As it happens, we expect more from life, and we certainly expect more from Fritz Lang.
MISS JULIE (Alf Sjöberg, 1950)
September 29, 2007August Strindberg’s great 1888 Miss Julie is transformed into a powerful, visually ravishing black-and-white film by director Alf Sjöberg and cinematographer Göran Strindberg, the Swedish playwright’s grandson.
Strindberg’s theme is vibrant: the psychological burden affecting individuals because of classism, the deep division between aristocracy and the working poor, between master, or mistress, and servant.

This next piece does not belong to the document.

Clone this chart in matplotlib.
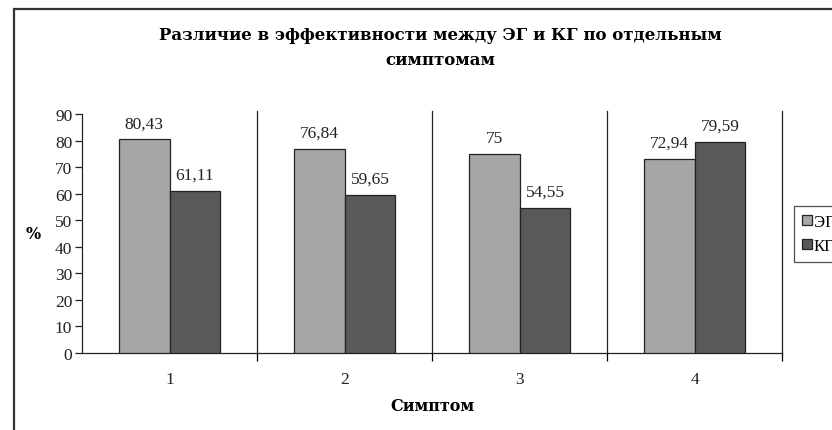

It is the dazzling sunlit day preceding Midsummer Eve. Like her mother, who went insane because of the straightjacketing conventional roles society imposed on her, Julie is a rebel. Since childhood, she has been in love with Jean, now her father’s valet, and he has been in love with her. But love in any wholesome sense is not possible between them, as indeed their union isn’t possible, not only because of class taboo, but because the institution of class difference has twisted their souls. Their dreams are exact opposites: Jean dreams of climbing; Julie, of falling. How else to redress the imbalance between them? But Julie’s dream makes her a “slut” in Jean’s eyes, and Jean’s dream makes him, to Julie, dangerously presumptuous.
Formally, the first part of the film is exceptionally fine. Midsummer festivities—dances, sprints down rolling hills, horseback rides, rowing boats—compose a rush of movement that Sjöberg breathtakingly orchestrates. Creating a flexible, breathing fabric of the present, childhood memories and dreams, he cuts back and forth among them, and in several magical instances moves the camera from one to the other in a single shot. The latter part of the film, more of a chamber drama, is inherently less interesting as cinema.
In the lead role, Anita Björk gives a fascinating, complex performance, capturing Julie’s haughtiness, perverseness, vulnerability and profound sadness. Ulf Palme is excellent as Jean. One more member of the cast delights: twenty years old here (imagine!), Max von Sydow.